Vladimir Putin (LaPresse)

minoranza franco-tedesca

Nessuna mano a Putin

David Carretta

L’est non cede a Merkel e Macron sul summit con la Russia. Il lodo Draghi sulla potenza dell’Ue

Non capita a tutti i Vertici europei che Angela Merkel e Emmanuel Macron vengano messi in minoranza e siano costretti a cedere. È accaduto nella notte tra giovedì e venerdì durante la discussione sulla Russia. La rivolta dei leader dei paesi del nord e dell’est contro il tentativo di Germania e Francia di imporre un summit tra l’Ue e Vladimir Putin rappresenta un momento di svolta. I piccoli hanno detto “no” ai grandi, ribaltando il mito di un’Ue dominata dall’asse franco-tedesco. Una volta che Merkel avrà lasciato la cancelleria, sarà più difficile per la Germania imporre la sua linea agli altri. Ma non per questo i 27 sono divisi sulla politica da perseguire con Mosca.

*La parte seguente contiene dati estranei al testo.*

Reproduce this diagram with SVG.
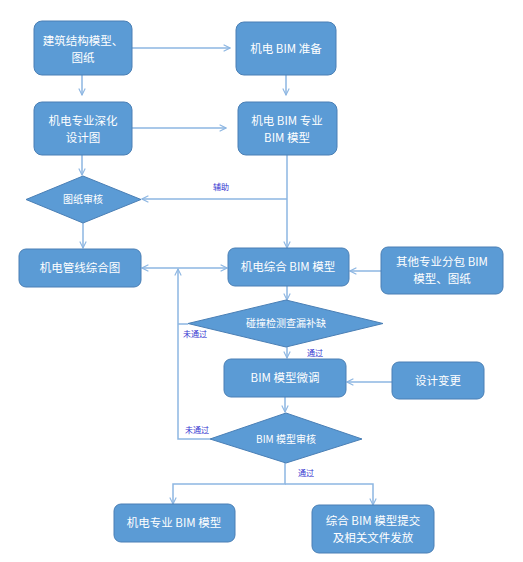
<svg xmlns="http://www.w3.org/2000/svg" width="523" height="562" viewBox="0 0 523 562">
<style>
.box{fill:#5b9bd5;stroke:#4a7fb5;stroke-width:1}
.t{font-family:"Noto Sans CJK SC","Liberation Sans",sans-serif;fill:#fff;font-size:11.5px;text-anchor:middle}
.td{font-family:"Noto Sans CJK SC","Liberation Sans",sans-serif;fill:#fff;font-size:10px;text-anchor:middle}
.lb{font-family:"Noto Sans CJK SC","Liberation Sans",sans-serif;fill:#3535d0;font-size:8px;text-anchor:middle}
.ln{fill:none;stroke:#8db6e2;stroke-width:1.5}
</style>
<defs>
<marker id="ah" viewBox="0 0 10 10" refX="9" refY="5" markerWidth="8" markerHeight="8" markerUnits="userSpaceOnUse" orient="auto-start-reverse">
<path d="M1,1 L9,5 L1,9" fill="none" stroke="#8db6e2" stroke-width="1.4"/>
</marker>
</defs>
<rect width="523" height="562" fill="#fff"/>
<g id="connectors">
<path class="ln" d="M132,48 H230" marker-end="url(#ah)"/>
<path class="ln" d="M82,75 V95" marker-end="url(#ah)"/>
<path class="ln" d="M286,75 V95" marker-end="url(#ah)"/>
<path class="ln" d="M132,128 H226" marker-end="url(#ah)"/>
<path class="ln" d="M82,155 V175" marker-end="url(#ah)"/>
<path class="ln" d="M287,155 V248" marker-end="url(#ah)"/>
<path class="ln" d="M287,199 H142" marker-end="url(#ah)"/>
<path class="ln" d="M83,223 V248" marker-end="url(#ah)"/>
<path class="ln" d="M142,268 H227" marker-start="url(#ah)" marker-end="url(#ah)"/>
<path class="ln" d="M381,271 H350" marker-end="url(#ah)"/>
<path class="ln" d="M287,286 V300" marker-end="url(#ah)"/>
<path class="ln" d="M188,324 H178"/>
<path class="ln" d="M210,439 H178 V269" marker-end="url(#ah)"/>
<path class="ln" d="M287,347 V358" marker-end="url(#ah)"/>
<path class="ln" d="M392,382 H347" marker-end="url(#ah)"/>
<path class="ln" d="M285,397 V412" marker-end="url(#ah)"/>
<path class="ln" d="M285,463 V484 H173 V504" marker-end="url(#ah)"/>
<path class="ln" d="M285,484 H373 V505" marker-end="url(#ah)"/>
<text class="lb" x="221" y="190">辅助</text>
<text class="lb" x="195" y="337">未通过</text>
<text class="lb" x="315" y="356">通过</text>
<text class="lb" x="197" y="433">未通过</text>
<text class="lb" x="306" y="476">通过</text>
</g>
<g id="n1"><rect class="box" x="34" y="21" width="98" height="54" rx="8"/><text class="t" x="83" y="45">建筑结构模型、</text><text class="t" x="83" y="62">图纸</text></g>
<g id="n2"><rect class="box" x="236" y="22" width="100" height="53" rx="8"/><text class="t" x="286" y="53">机电 BIM 准备</text></g>
<g id="n3"><rect class="box" x="34" y="102" width="98" height="53" rx="8"/><text class="t" x="83" y="125">机电专业深化</text><text class="t" x="83" y="142">设计图</text></g>
<g id="n4"><rect class="box" x="238" y="102" width="99" height="53" rx="8"/><text class="t" x="287" y="125">机电 BIM 专业</text><text class="t" x="287" y="142">BIM 模型</text></g>
<g id="n5"><polygon class="box" points="83,176 141,199.5 83,223 26,199.5"/><text class="td" x="83" y="203">图纸审核</text></g>
<g id="n6"><rect class="box" x="19" y="249" width="122" height="38" rx="7"/><text class="t" x="80" y="272">机电管线综合图</text></g>
<g id="n7"><rect class="box" x="228" y="248" width="121" height="38" rx="7"/><text class="t" x="288" y="271">机电综合 BIM 模型</text></g>
<g id="n8"><rect class="box" x="381" y="247" width="122" height="47" rx="7"/><text class="t" x="442" y="266">其他专业分包 BIM</text><text class="t" x="442" y="283">模型、图纸</text></g>
<g id="n9"><polygon class="box" points="286,300 383,323.5 286,347 188,323.5"/><text class="td" x="286" y="327">碰撞检测查漏补缺</text></g>
<g id="n10"><rect class="box" x="224" y="359" width="122" height="38" rx="7"/><text class="t" x="285" y="382">BIM 模型微调</text></g>
<g id="n11"><rect class="box" x="392" y="362" width="92" height="37" rx="7"/><text class="t" x="438" y="385">设计变更</text></g>
<g id="n12"><polygon class="box" points="286,413 362,439 286,463 210,439"/><text class="td" x="286" y="443">BIM 模型审核</text></g>
<g id="n13"><rect class="box" x="114" y="504" width="121" height="38" rx="7"/><text class="t" x="174" y="527">机电专业 BIM 模型</text></g>
<g id="n14"><rect class="box" x="312" y="505" width="122" height="48" rx="7"/><text class="t" x="373" y="525">综合 BIM 模型提交</text><text class="t" x="373" y="542">及相关文件发放</text></g>
</svg>
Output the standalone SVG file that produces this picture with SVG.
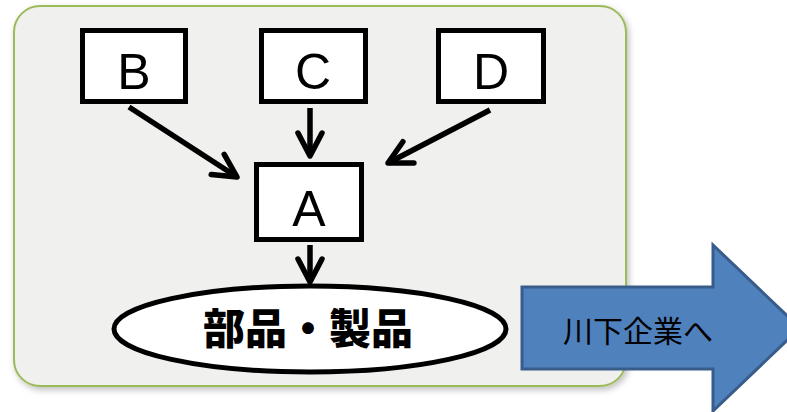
<svg xmlns="http://www.w3.org/2000/svg" width="787" height="412" viewBox="0 0 787 412">
<style>
.box{fill:#ffffff;stroke:#000000;stroke-width:5}
.lbl{font-family:"Liberation Sans",Arial,sans-serif;font-size:50px;fill:#000000;text-anchor:middle}
.conn{stroke:#000000;stroke-width:5.5;fill:none}
</style>
<defs>
<filter id="sh" x="-5%" y="-5%" width="112%" height="115%">
<feDropShadow dx="2" dy="3" stdDeviation="3" flood-color="#000000" flood-opacity="0.25"/>
</filter>
<marker id="chev" markerUnits="userSpaceOnUse" markerWidth="32" markerHeight="32" viewBox="0 0 32 32" refX="28" refY="16" orient="auto">
<path d="M5,4 L28,16 L5,28" fill="none" stroke="#000000" stroke-width="5.5" stroke-linecap="round" stroke-linejoin="round"/>
</marker>
</defs>
<g id="container">
<rect x="14" y="6" width="612" height="380" rx="26" ry="26" fill="#f0f0ee" stroke="#9bbb59" stroke-width="2" filter="url(#sh)"/>
</g>
<g id="connectors">
<line class="conn" x1="129" y1="107" x2="237" y2="177" marker-end="url(#chev)"/>
<line class="conn" x1="310" y1="108" x2="310" y2="156" marker-end="url(#chev)"/>
<line class="conn" x1="490" y1="110" x2="388" y2="163" marker-end="url(#chev)"/>
<line class="conn" x1="310" y1="245" x2="310" y2="282" marker-end="url(#chev)"/>
</g>
<g id="node-B">
<rect class="box" x="82.5" y="30.5" width="103" height="71"/>
<text class="lbl" x="134" y="89">B</text>
</g>
<g id="node-C">
<rect class="box" x="261.5" y="30.5" width="104" height="71"/>
<text class="lbl" x="313" y="89">C</text>
</g>
<g id="node-D">
<rect class="box" x="438.5" y="30.5" width="105" height="71"/>
<text class="lbl" x="491" y="89">D</text>
</g>
<g id="node-A">
<rect class="box" x="256.5" y="164.5" width="105" height="75"/>
<text class="lbl" x="309" y="226">A</text>
</g>
<g id="node-product">
<ellipse cx="310" cy="329" rx="196" ry="43" fill="#ffffff" stroke="#000000" stroke-width="5"/>
<text x="308" y="344" font-family="'Noto Sans CJK JP','Noto Sans CJK SC',sans-serif" font-weight="900" font-size="42" text-anchor="middle" fill="#000000">部品・製品</text>
</g>
<g id="node-downstream">
<polygon points="522,287 713,287 713,245 800,328 713,411 713,369 522,369" fill="#4f81bd" stroke="#385d8a" stroke-width="3" stroke-linejoin="miter"/>
<text x="638" y="342" font-family="'Noto Sans CJK JP','Noto Sans CJK SC',sans-serif" font-size="30" text-anchor="middle" fill="#000000">川下企業へ</text>
</g>
</svg>
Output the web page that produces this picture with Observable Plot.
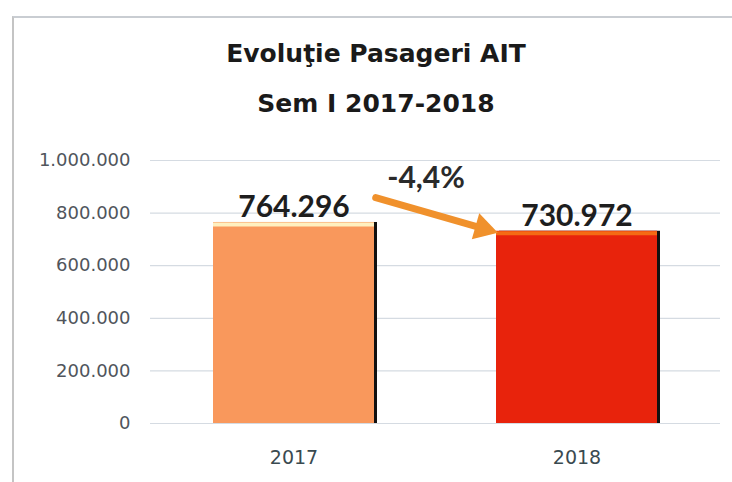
<!DOCTYPE html>
<html><head><meta charset="utf-8">
<script src="https://cdn.jsdelivr.net/npm/d3@7"></script>
<script src="https://cdn.jsdelivr.net/npm/@observablehq/plot@0.6"></script>
<style>
body{margin:0;background:#fff;width:732px;height:482px;overflow:hidden;position:relative;font-family:Lato,sans-serif}
#frame{position:absolute;left:12px;top:16px;width:730px;height:470px;border-top:2px solid #c9cdd2;border-left:2px solid #c4c4c4}
#title{position:absolute;left:0;top:29px;width:752px;text-align:center;font-weight:bold;font-size:25px;font-family:"DejaVu Sans",sans-serif;color:#1a1a1a;line-height:50px}
#chart{position:absolute;left:0;top:140px}
</style></head><body>
<div id="frame"></div>
<div id="title">Evoluţie Pasageri AIT<br>Sem I 2017-2018</div>
<div id="chart"></div>
<script>
const years = ["2017", "2018"];
const passengers = [764296, 730972];
const barColors = ["#f9985c", "#e8230c"];
const topColors = ["#fff0c0", "#f56a14"];
const yTicks = [0, 200000, 400000, 600000, 800000, 1000000];
// annotation anchors (data space) for the change arrow and its label
const arrowY = [948000, 639000];
const arrowHeadY = 742000;
const pctLabelY = 932000;

const loc = d3.formatLocale({decimal: ",", thousands: ".", grouping: [3], currency: ["", ""], minus: "-"});
const fmtInt = loc.format(",d");
const fmtPct = loc.format(".1f");

const data = years.map((year, i) => ({year, value: passengers[i]}));
const change = [{from: years[0], to: years[1], y1: arrowY[0], y2: arrowY[1], head: arrowHeadY, labelY: pctLabelY,
  pct: fmtPct((passengers[1] / passengers[0] - 1) * 100) + "%"}];

const arrowColor = "#f0912c";

const plot = Plot.plot({
  width: 732,
  height: 342,
  marginTop: 20,
  marginBottom: 59,
  marginLeft: 150,
  marginRight: 12,
  style: {background: "transparent", overflow: "visible"},
  x: {domain: years, paddingInner: 0.43, paddingOuter: 0.22, label: null},
  y: {domain: [0, 1000000], label: null},
  color: {domain: years, range: barColors},
  marks: [
    Plot.gridY(yTicks, {stroke: "#d5dbe2", strokeOpacity: 1, strokeWidth: 1.2}),
    Plot.axisY({ticks: yTicks, tickFormat: fmtInt, tickSize: 0, tickPadding: 20, fontSize: 18, fontFamily: "DejaVu Sans", color: "#50555c", style: {letterSpacing: "0.5px"}}),
    Plot.axisX({tickSize: 0, tickPadding: 27, fontSize: 19, fontFamily: "DejaVu Sans", color: "#3a4a50"}),
    Plot.barY(data, {x: "year", y: "value", fill: "#111", dx: 3}),
    Plot.barY(data, {x: "year", y: "value", fill: "year"}),
    ...years.map((yr, i) => Plot.tickY(data.filter(d => d.year === yr), {x: "year", y: "value", stroke: topColors[i], strokeWidth: 4, dy: 2})),
    Plot.text(data, {x: "year", y: "value", text: d => fmtInt(d.value), dy: -15, fontSize: 30, fontWeight: "bold", fontFamily: "Lato", fill: "#1e1e1e"}),
    Plot.arrow(change, {x1: "from", y1: "y1", x2: "to", y2: "y2", stroke: arrowColor, strokeWidth: 7, headLength: 0, insetStart: 85, insetEnd: 98}),
    Plot.dot(change, {x: "to", y: "head", dx: -94, symbol: "triangle", r: 10, rotate: 106, fill: arrowColor, stroke: null}),
    Plot.text(change, {x: "from", y: "labelY", dx: 132, text: "pct", fontSize: 30, fontWeight: "bold", fontFamily: "Lato", fill: "#2a2a2a"})
  ]
});
document.getElementById("chart").append(plot);
</script>
</body></html>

Malgrado la sconfitta sul summit con Putin, Merkel e Macron hanno accettato la necessità di mostrare i muscoli: il Consiglio europeo ha incaricato la Commissione e l’Alto rappresentante di preparare sanzioni economiche per rispondere in futuro “a qualsiasi ulteriore attività nociva, illegale e destabilizzante della Russia”.

 

Il fatto è che una maggioranza di leader ritiene che non si possa tornare a dialogare con Putin fino a quando il presidente russo non dimostrerà di voler tornare almeno in parte a un confronto non ostile. Mario Draghi, che ha sostenuto l’idea di un summit, ha offerto a Merkel e Macron una soluzione per convincere l’est e il nord: l’Ue deve essere consapevole della sua “forza” e “potenza” nelle relazioni con la Russia. La rivolta contro Merkel e Macron sul summit con Putin è stata sia nella forma sia nella sostanza. 

 

La proposta è arrivata alla vigilia del Consiglio europeo, senza consultazioni preventive con le altre capitali e un dibattito tra gli sherpa e gli ambasciatori dei capi di stato e di governo per preparare il terreno a un compromesso. Molti leader “hanno letto la notizia sul Financial Times”, ha detto Draghi. Per la Polonia e i Baltici non è solo una questione di risentimento o paura verso la Russia. Il percorso compiuto da Putin – la guerra in Georgia nel 2008, l’annessione della Crimea e l’intervento nel Donbass ucraino nel 2014, gli avvelenamenti al polonio e al novichok di ex spie e oppositori, le operazioni assassine dei servizi segreti russi sul territorio dell’Ue, i cyber attacchi, la propaganda e le influenze nei processi elettorali – conferma quel che l’est ha detto sin dall’inizio: Putin è un avversario. Ogni volta che l’Ue o i suoi rappresentanti hanno cercato il dialogo, non solo la Russia non ha fatto passi indietro, ma è diventata ancor più aggressiva. L’ultima volta è accaduto a febbraio, quando i leader avevano inviato Josep Borrell a Mosca a portare un ramoscello di ulivo a Sergei Lavrov.

 

L’Alto rappresentante è tornato a Bruxelles umiliato dalla sua controparte russa. Perseguendo la stabilità e lo status quo, Merkel alla fine ha subìto la politica del fatto compiuto di Putin. “Il Cremlino capisce la politica di potenza”, ha spiegato il primo ministro lettone, Arturs Krisjanis Karins. Altri leader sospettano che Merkel voglia solo preservare i suoi interessi economici. “Quello che sta accadendo è che qualcuno vuole dialogare con l’orso per mettere al sicuro un barattolo di miele”, ha detto il presidente lituano, Gitanas Nauseda. 

 

Merkel ieri ha usato un argomento macroniano – la sovranità europea e il vertice Putin-Biden a Ginevra – per annunciare che ci riproverà di nuovo. Per convincere i paesi dell’est, farebbe bene ad ascoltare i consigli di Draghi: l’Ue potrà dialogare con Putin, ma solo se sarà consapevole della sua posizione di forza e in grado di far rispettare le sue linee rosse. “La Russia è un attore importante sul fronte economico e politico” e “bisogna mantenere un dialogo attivo e operativo”, anche se è necessario “che da parte russa si facciano dei progressi”, ha detto Draghi. Ma, “piuttosto che essere dubbiosi sulla propria importanza e potenza, i paesi europei devono essere orgogliosi della manifestazione di forza che danno quando parlano insieme e tutti”.